Our comments to each of the specific questions posed by FMCSA are as follows:

  1. What voluntary technologies or safety program best practices would be appropriate for a Beyond Compliance program?
  2. What safety performance metrics should be used to evaluate the success of voluntarily implemented technologies or safety program best practices?

    Questions 1 and 2 need to be addressed together. If Beyond Compliance is going to work, it needs to foster innovation, imagine new disruptive technologies, and reward companies who bring new concepts, products and services to the industry that save lives. FMCSA should resist specificity in defining this Program. So, all manner of telematics, tracking, monitoring of everything from HOS to engine performance to lane departure and hard brake events would all be good candidates. Employee screening through PSP and Drug Testing, training programs, driver retention and pay systems, on board cameras, proximity alerts, environmental warnings and speed limiters all make sense intuitively. We need to stop being intuitive and look at the data.

    Which is exactly why we need a standard measurement for safety. This one metric to rule them all should be preventable crashes per million miles. (period). Carriers with below national average preventable crash rates per million miles are eligible for Beyond Compliance. However they do it is no concern to anyone. They just do, making the best business decisions about services and technology that they can, and proving it all works by demonstrating lower than average crash rates.
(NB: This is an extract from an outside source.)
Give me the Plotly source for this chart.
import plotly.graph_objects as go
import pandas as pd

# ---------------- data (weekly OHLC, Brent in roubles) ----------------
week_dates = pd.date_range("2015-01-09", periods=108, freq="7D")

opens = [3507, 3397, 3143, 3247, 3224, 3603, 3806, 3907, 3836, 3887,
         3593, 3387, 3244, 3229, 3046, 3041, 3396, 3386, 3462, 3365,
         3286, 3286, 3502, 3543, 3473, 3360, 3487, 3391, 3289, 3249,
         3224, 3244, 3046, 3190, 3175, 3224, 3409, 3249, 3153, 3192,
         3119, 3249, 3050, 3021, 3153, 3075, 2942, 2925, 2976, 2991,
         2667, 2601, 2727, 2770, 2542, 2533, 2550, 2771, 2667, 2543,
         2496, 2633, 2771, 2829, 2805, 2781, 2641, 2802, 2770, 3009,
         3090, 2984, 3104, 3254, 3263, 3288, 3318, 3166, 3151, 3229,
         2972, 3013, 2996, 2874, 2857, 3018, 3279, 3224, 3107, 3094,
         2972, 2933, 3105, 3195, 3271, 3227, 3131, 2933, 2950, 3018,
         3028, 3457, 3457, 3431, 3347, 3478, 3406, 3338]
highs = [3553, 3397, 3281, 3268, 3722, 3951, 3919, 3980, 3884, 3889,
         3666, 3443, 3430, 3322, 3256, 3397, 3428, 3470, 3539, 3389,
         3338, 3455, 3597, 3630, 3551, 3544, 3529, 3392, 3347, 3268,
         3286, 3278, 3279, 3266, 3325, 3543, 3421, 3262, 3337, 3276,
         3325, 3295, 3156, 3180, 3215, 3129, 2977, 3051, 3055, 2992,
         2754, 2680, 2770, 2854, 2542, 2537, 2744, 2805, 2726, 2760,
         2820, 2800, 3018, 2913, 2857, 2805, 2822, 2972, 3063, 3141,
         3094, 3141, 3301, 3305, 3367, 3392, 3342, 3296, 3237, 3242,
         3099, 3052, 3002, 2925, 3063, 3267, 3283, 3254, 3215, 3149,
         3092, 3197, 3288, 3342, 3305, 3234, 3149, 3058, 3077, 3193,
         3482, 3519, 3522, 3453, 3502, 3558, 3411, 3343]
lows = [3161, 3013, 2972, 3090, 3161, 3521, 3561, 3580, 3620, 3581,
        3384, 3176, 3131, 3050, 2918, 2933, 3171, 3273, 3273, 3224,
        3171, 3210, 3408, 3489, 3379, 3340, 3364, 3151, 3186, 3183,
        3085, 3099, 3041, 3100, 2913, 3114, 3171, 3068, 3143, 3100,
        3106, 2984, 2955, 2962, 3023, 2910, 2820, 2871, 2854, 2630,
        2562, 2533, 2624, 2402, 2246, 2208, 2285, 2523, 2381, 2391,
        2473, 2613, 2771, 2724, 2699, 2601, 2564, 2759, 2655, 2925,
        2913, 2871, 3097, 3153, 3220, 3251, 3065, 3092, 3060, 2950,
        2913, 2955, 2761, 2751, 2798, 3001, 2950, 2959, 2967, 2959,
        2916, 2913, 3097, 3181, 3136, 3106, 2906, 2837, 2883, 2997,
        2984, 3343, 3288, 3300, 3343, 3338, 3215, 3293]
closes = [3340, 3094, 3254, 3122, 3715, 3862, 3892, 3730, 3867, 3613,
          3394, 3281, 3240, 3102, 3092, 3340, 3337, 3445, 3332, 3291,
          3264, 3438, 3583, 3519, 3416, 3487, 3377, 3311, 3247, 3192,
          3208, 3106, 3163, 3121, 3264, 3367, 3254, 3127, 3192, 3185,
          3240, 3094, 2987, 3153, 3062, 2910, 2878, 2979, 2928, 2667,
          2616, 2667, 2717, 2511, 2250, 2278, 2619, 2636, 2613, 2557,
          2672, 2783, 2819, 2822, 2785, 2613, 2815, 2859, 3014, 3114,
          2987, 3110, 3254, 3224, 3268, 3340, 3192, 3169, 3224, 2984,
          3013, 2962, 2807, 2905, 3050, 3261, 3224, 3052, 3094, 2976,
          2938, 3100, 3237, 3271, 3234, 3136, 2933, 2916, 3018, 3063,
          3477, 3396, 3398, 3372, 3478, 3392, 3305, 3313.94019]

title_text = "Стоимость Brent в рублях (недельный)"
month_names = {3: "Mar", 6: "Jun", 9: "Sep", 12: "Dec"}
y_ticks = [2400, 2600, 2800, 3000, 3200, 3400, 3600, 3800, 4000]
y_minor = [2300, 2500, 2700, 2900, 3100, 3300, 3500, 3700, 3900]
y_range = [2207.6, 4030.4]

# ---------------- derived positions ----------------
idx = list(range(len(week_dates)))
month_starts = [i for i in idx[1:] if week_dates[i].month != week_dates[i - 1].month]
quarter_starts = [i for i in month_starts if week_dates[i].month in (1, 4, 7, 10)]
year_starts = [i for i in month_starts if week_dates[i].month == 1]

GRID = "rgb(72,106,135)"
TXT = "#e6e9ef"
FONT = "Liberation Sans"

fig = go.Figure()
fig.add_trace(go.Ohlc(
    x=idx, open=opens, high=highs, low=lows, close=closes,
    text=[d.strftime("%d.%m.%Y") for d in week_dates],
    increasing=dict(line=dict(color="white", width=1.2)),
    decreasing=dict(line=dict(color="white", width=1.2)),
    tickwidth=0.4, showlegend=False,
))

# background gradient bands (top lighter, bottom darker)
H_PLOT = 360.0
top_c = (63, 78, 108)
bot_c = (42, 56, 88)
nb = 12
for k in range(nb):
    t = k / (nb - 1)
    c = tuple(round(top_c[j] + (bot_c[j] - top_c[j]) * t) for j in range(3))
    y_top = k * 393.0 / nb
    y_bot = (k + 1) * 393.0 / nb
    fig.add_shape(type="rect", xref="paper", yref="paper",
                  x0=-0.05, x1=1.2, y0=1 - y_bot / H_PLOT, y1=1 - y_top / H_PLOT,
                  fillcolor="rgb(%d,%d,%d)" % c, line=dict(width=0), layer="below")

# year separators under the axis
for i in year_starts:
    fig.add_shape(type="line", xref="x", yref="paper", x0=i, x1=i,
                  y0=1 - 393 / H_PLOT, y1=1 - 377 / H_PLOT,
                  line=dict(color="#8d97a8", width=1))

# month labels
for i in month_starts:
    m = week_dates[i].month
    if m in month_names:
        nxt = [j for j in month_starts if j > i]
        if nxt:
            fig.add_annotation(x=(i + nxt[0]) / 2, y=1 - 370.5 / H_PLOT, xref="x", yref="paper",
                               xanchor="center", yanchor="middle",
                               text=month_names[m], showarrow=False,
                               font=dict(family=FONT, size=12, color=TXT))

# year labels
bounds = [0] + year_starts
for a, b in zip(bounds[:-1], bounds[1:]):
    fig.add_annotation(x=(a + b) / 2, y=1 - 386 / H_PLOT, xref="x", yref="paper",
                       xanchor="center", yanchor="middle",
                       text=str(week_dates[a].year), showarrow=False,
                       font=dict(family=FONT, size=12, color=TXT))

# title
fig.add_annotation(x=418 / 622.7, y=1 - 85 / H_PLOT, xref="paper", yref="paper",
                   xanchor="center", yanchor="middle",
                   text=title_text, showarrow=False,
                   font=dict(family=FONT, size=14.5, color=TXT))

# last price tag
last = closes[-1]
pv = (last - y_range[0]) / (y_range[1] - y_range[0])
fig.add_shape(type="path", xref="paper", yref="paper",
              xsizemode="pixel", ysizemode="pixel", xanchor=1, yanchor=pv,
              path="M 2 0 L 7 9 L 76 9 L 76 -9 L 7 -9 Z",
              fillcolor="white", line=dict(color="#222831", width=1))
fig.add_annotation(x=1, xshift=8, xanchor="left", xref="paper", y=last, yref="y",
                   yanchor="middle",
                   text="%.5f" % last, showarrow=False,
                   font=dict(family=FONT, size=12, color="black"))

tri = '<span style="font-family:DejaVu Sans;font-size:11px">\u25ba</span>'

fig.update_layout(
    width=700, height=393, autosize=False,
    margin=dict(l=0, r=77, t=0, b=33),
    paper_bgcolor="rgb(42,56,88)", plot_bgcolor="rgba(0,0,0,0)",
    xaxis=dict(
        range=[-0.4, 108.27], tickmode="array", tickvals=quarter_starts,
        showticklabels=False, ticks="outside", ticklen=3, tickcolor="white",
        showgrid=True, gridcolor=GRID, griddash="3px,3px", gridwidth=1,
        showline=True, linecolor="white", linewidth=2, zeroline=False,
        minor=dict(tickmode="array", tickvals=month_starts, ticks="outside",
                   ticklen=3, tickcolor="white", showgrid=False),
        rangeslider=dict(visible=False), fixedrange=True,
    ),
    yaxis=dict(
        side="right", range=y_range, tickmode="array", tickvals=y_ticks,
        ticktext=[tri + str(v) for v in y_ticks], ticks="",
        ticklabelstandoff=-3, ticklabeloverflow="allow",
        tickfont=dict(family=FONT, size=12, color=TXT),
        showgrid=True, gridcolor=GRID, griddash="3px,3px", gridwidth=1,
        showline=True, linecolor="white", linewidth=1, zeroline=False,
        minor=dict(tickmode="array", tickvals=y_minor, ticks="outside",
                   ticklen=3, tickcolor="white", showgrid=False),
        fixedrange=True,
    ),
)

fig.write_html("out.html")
    Remember, CSA’s very premise was built on a “flattening” in the decreasing number of fatalities per million miles.  FMCSA has gone off course and now uses power units as the basis for crash rates. We need to go back to 2004 and resurrect the concept of crashes per million miles, and it needs to focus on preventable crashes. It wastes resources and dilutes the usefulness of any program when carriers are held accountable for non-preventable crashes.
  3. What incentives would encourage motor carriers to invest in technologies and best practices programs?
    • Credit on appropriate SMS scores (e.g., credit in Driver Fitness for use of an employer notification system)? Beyond Compliance should consider something Beyond Obvious. Reduction in SMS Scores feels circular to me. Its going to be carriers with lower CSA Scores who are likely to be the biggest adopters of Beyond Compliance, so a credit to their SMS Scores feels like a fizzle to me. “Great, I went from a 32 to a 27”
    • Credit on ISS scores? Likewise ISS Scores are not even used in all States and I see very little “heat” around the non-public ISS Score. I doubt FMCSA will get a lot of carriers all excited about investing a lot to get lower ISS Scores
    • Reduction in roadside inspection frequency? While this concept would have higher appeal to a carrier, fewer stops, fewer inspections, all good…however, I see a lot of problems in implementation. There is not one type of trucking company or mode of operation. If you cross borders, or operate in and out of ports, you are going to be subject to much higher inspection rates.  If you operate in cities vs Midwest long haul, you simply exist as a very different business than the norm.  Disparate Enforcement is one of the biggest issues that imbalance CSA today. I just don’t see this as a lever to pull.
    • Other options? 

First, normalize State Disparity: Vigillo has run the numbers. Many many carriers would benefit if their CSA Scores were normalized to an average to bring balance to those who operate in heavily inspected regions such as borders etc.
Second, set a threshold in Beyond Compliance that when met, re-scores a carrier using the normalized numbers. Maybe set this just a bit lower than the national average crash rate, say average less 10%.
Third, any carrier who is re-scored using normalized inspection/violation numbers AND has no CSA Alerts in any BASIC once re-scored  should be designated as Beyond Compliant and make their CSA Scores Private, all of the.


In summary:

A Carrier must have lower than the national average preventable crash rate per million VMT.
Such carrier is re-scored using normalized inspection/violation data.

Carriers without CSA Alerts after re-scoring are designated Beyond Compliant: A carrier with National Average Crash rates (preventables per MVMT) and no CSA Alerts after normalized re-scoring would appear like this on SMS:

What events should cause the incentives to be removed? If safety goals for the carrier are not consistently achieved, what is the benefit to the motoring public?

Simply put, if Preventable Crash rate exceeds the national average, then the carrier does not qualify for Beyond Compliance.

Should this program be developed by the private sector like PrePass, ISO 9000, or Canada’s Partners in Compliance (PIC)? 

FMCSA is going to have to figure out the preventable crash measurement—that needs to come with the blessing of the government. After that, it's just math. No particular expertise should be required to normalize and re-score eligible carriers, though Vigillo would be happy to accept the job.

How would FMCSA verify that the voluntary technologies or safety programs were being implemented? 

The carrier stays below the national average of preventable crashes per million miles. The FMCSA does not need to measure what they are doing, just the clear, objectively measureable outcome…lower crash rates.

Who is to say whether one carrier finds great effectiveness in ELD’s or Speed Limiters, while a second carrier has great success by retaining good drivers with more comfortable mattresses in the sleeper and a third pays salaries and gets the driver home on weekends through better route planning? It does not matter, and the FMCSA does not have to try and select technologies or services or programs that they imagine might work. With JUST, we will stop imagining and just measure the objective results.